## Requirement
Can you set down, exactly as they appear below, the lines from the opening of the material through the one bearing "const CX = 308, CY = 292;", minus the pictures?

* BEGIN Information supplied *

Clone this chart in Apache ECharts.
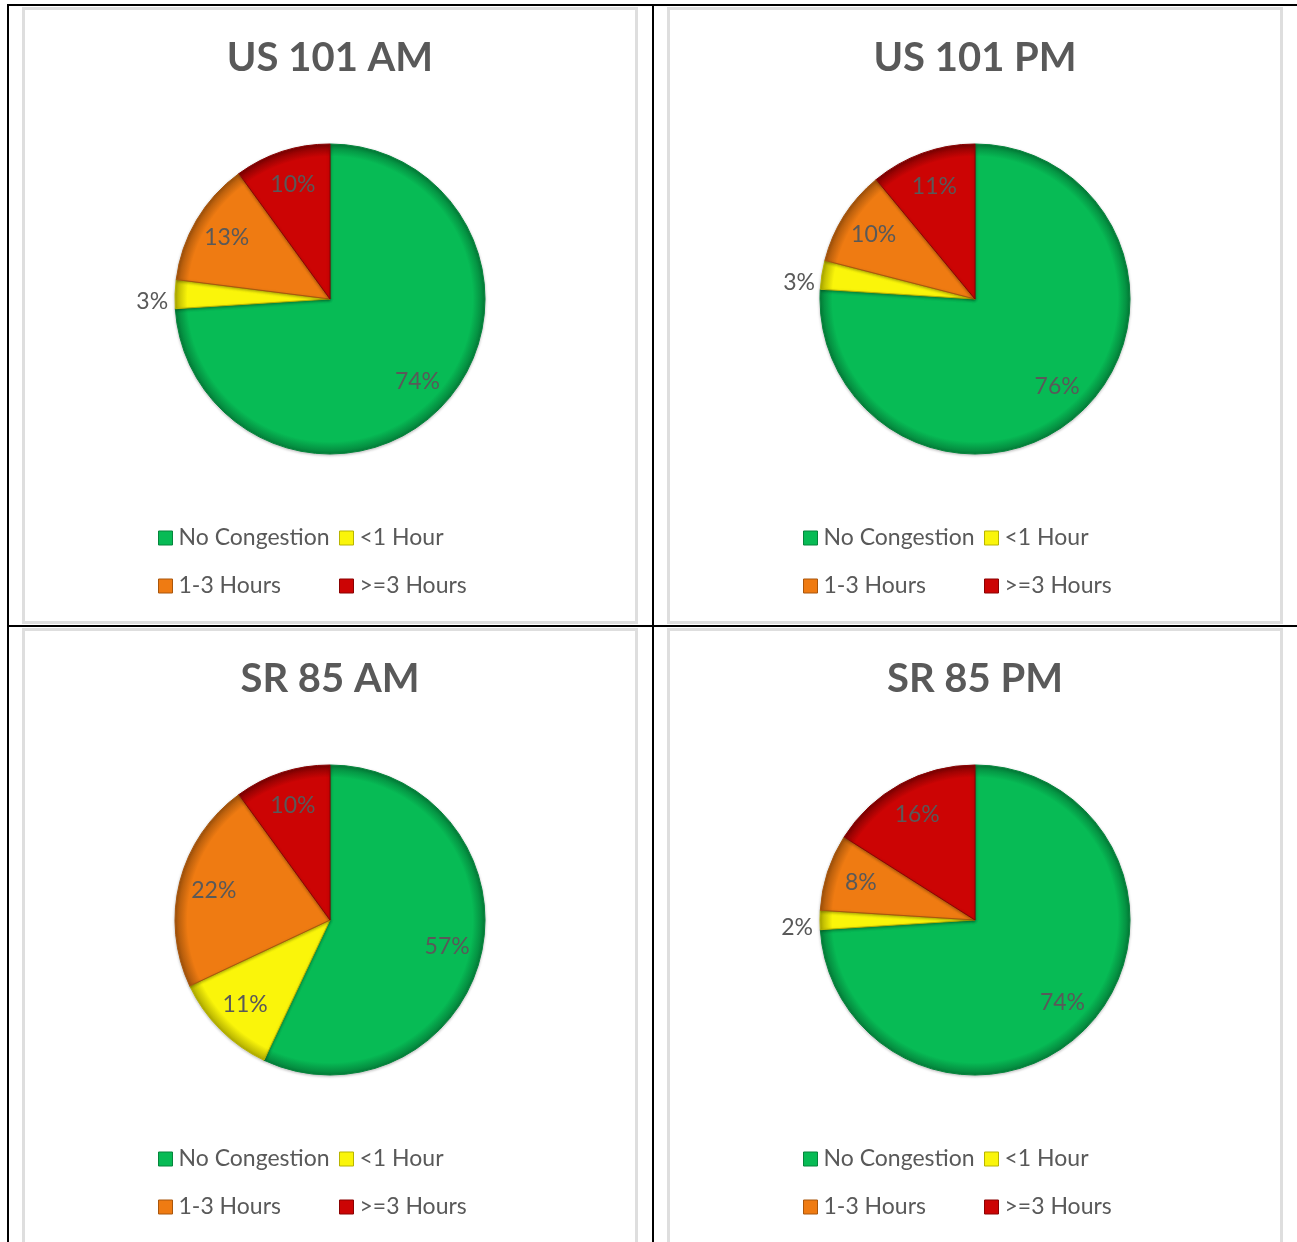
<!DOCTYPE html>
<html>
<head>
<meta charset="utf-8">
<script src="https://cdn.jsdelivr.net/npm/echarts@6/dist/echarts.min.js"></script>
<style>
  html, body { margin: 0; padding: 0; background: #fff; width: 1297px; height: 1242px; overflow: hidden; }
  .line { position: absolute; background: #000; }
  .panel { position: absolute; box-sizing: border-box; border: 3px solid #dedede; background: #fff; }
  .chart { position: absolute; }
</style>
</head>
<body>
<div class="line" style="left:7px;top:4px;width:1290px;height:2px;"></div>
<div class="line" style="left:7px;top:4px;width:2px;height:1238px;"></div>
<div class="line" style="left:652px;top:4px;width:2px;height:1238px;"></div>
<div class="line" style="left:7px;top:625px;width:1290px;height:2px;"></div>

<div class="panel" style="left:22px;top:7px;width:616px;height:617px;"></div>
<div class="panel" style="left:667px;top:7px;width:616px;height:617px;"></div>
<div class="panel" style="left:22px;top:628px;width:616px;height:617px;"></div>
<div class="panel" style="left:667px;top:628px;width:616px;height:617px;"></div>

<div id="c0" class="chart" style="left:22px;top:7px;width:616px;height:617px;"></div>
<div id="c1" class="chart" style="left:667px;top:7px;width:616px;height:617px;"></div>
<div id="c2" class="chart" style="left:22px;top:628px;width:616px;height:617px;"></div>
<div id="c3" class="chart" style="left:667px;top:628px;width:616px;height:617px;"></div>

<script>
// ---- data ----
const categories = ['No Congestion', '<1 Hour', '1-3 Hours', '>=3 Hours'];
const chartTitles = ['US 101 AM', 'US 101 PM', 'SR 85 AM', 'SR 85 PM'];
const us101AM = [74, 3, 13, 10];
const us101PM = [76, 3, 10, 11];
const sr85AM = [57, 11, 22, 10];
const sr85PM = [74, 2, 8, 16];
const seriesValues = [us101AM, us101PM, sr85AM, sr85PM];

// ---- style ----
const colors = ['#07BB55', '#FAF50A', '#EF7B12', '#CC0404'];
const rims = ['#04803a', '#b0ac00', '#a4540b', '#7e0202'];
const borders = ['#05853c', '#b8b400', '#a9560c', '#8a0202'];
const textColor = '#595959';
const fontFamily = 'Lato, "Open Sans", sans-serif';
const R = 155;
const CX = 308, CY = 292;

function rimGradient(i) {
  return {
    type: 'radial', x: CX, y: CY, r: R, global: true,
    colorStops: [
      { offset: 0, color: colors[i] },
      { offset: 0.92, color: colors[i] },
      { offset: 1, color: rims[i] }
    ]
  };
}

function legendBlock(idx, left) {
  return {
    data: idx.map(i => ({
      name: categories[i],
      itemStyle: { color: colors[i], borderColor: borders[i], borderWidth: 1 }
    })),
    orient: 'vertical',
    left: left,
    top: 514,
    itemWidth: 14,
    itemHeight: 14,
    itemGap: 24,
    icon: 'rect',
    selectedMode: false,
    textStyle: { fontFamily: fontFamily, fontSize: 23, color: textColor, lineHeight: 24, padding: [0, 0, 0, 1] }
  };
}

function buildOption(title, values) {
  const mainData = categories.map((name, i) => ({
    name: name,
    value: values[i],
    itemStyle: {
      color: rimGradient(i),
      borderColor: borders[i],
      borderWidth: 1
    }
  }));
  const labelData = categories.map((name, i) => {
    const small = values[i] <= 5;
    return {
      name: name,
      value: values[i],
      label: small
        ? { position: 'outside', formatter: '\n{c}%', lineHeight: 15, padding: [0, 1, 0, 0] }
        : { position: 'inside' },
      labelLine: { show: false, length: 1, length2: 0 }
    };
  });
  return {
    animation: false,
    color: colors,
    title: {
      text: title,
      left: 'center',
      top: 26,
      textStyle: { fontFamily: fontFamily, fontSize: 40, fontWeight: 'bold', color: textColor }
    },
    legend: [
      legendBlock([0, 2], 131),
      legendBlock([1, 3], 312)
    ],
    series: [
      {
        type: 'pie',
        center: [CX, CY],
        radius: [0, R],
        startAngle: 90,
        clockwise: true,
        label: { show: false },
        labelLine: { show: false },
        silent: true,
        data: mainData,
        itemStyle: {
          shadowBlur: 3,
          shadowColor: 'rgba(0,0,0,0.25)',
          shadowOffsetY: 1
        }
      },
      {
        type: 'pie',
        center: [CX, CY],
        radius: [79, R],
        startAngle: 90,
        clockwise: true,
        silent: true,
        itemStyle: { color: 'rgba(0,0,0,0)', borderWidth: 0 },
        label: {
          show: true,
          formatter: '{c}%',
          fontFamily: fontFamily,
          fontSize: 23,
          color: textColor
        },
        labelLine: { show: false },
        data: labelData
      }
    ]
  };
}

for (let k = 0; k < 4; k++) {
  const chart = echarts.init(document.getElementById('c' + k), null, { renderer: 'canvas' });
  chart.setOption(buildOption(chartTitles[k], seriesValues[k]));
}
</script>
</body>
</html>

* END Information supplied *

## Response
Clone this chart in Apache ECharts.
<!DOCTYPE html>
<html>
<head>
<meta charset="utf-8">
<script src="https://cdn.jsdelivr.net/npm/echarts@6/dist/echarts.min.js"></script>
<style>
  html, body { margin: 0; padding: 0; background: #fff; width: 1297px; height: 1242px; overflow: hidden; }
  .line { position: absolute; background: #000; }
  .panel { position: absolute; box-sizing: border-box; border: 3px solid #dedede; background: #fff; }
  .chart { position: absolute; }
</style>
</head>
<body>
<div class="line" style="left:7px;top:4px;width:1290px;height:2px;"></div>
<div class="line" style="left:7px;top:4px;width:2px;height:1238px;"></div>
<div class="line" style="left:652px;top:4px;width:2px;height:1238px;"></div>
<div class="line" style="left:7px;top:625px;width:1290px;height:2px;"></div>

<div class="panel" style="left:22px;top:7px;width:616px;height:617px;"></div>
<div class="panel" style="left:667px;top:7px;width:616px;height:617px;"></div>
<div class="panel" style="left:22px;top:628px;width:616px;height:617px;"></div>
<div class="panel" style="left:667px;top:628px;width:616px;height:617px;"></div>

<div id="c0" class="chart" style="left:22px;top:7px;width:616px;height:617px;"></div>
<div id="c1" class="chart" style="left:667px;top:7px;width:616px;height:617px;"></div>
<div id="c2" class="chart" style="left:22px;top:628px;width:616px;height:617px;"></div>
<div id="c3" class="chart" style="left:667px;top:628px;width:616px;height:617px;"></div>

<script>
// ---- data ----
const categories = ['No Congestion', '<1 Hour', '1-3 Hours', '>=3 Hours'];
const chartTitles = ['US 101 AM', 'US 101 PM', 'SR 85 AM', 'SR 85 PM'];
const us101AM = [74, 3, 13, 10];
const us101PM = [76, 3, 10, 11];
const sr85AM = [57, 11, 22, 10];
const sr85PM = [74, 2, 8, 16];
const seriesValues = [us101AM, us101PM, sr85AM, sr85PM];

// ---- style ----
const colors = ['#07BB55', '#FAF50A', '#EF7B12', '#CC0404'];
const rims = ['#04803a', '#b0ac00', '#a4540b', '#7e0202'];
const borders = ['#05853c', '#b8b400', '#a9560c', '#8a0202'];
const textColor = '#595959';
const fontFamily = 'Lato, "Open Sans", sans-serif';
const R = 155;
const CX = 308, CY = 292;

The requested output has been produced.